## DATASET EXCERPT
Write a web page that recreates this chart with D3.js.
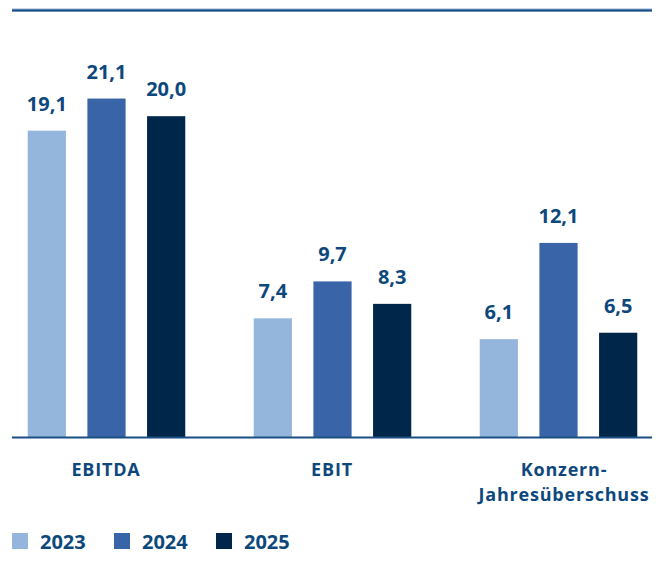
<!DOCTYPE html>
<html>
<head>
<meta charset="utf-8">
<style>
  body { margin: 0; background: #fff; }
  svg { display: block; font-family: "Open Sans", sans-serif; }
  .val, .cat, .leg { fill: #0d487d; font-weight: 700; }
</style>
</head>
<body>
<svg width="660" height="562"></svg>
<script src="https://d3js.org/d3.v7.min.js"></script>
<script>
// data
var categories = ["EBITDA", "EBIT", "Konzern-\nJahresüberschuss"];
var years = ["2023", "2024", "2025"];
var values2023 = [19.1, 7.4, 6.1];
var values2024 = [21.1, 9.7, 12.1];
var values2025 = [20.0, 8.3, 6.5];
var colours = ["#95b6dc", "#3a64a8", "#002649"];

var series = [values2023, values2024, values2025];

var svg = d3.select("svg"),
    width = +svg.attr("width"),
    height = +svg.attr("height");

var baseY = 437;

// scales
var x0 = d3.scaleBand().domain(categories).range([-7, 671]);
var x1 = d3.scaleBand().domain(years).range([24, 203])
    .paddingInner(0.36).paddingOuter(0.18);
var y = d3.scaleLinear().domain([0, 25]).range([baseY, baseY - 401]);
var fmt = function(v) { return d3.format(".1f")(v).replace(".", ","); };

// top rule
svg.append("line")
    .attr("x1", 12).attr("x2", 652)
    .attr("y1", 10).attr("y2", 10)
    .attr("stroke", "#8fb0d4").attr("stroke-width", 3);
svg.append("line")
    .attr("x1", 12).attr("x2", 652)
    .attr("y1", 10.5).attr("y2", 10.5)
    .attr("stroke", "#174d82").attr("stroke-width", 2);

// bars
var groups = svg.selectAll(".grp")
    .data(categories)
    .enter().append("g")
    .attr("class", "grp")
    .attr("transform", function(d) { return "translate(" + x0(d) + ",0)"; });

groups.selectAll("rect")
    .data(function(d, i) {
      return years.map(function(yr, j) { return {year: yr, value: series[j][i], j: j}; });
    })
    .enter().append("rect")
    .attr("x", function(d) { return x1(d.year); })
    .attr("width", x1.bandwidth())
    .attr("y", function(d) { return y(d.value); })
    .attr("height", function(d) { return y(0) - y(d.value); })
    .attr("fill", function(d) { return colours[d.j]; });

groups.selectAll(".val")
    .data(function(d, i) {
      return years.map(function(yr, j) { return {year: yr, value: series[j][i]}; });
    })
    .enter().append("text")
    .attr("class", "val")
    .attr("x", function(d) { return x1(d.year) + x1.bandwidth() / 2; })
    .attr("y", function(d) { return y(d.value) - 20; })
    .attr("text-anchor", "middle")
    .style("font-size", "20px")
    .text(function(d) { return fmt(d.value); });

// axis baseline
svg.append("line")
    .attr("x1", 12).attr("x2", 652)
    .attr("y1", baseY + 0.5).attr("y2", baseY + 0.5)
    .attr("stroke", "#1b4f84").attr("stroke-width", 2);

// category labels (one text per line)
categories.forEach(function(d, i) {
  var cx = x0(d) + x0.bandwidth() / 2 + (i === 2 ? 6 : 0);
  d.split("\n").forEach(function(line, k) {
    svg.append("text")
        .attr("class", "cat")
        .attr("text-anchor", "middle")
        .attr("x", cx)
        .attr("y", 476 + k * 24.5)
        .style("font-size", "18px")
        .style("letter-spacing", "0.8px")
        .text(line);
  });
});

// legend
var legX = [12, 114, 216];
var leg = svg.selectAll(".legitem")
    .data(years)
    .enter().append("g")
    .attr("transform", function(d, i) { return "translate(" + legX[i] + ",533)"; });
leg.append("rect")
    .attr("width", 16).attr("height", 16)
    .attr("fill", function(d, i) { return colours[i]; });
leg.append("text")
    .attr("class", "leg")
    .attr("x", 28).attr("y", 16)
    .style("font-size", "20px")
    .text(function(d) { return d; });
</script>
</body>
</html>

## GOAL OF THE EXERCISE
Look at the listing and set down only the lines from its start through the line with "var baseY = 437;", word for word and without pictures.

## TASK OUTPUT
Write a web page that recreates this chart with D3.js.
<!DOCTYPE html>
<html>
<head>
<meta charset="utf-8">
<style>
  body { margin: 0; background: #fff; }
  svg { display: block; font-family: "Open Sans", sans-serif; }
  .val, .cat, .leg { fill: #0d487d; font-weight: 700; }
</style>
</head>
<body>
<svg width="660" height="562"></svg>
<script src="https://d3js.org/d3.v7.min.js"></script>
<script>
// data
var categories = ["EBITDA", "EBIT", "Konzern-\nJahresüberschuss"];
var years = ["2023", "2024", "2025"];
var values2023 = [19.1, 7.4, 6.1];
var values2024 = [21.1, 9.7, 12.1];
var values2025 = [20.0, 8.3, 6.5];
var colours = ["#95b6dc", "#3a64a8", "#002649"];

var series = [values2023, values2024, values2025];

var svg = d3.select("svg"),
    width = +svg.attr("width"),
    height = +svg.attr("height");

var baseY = 437;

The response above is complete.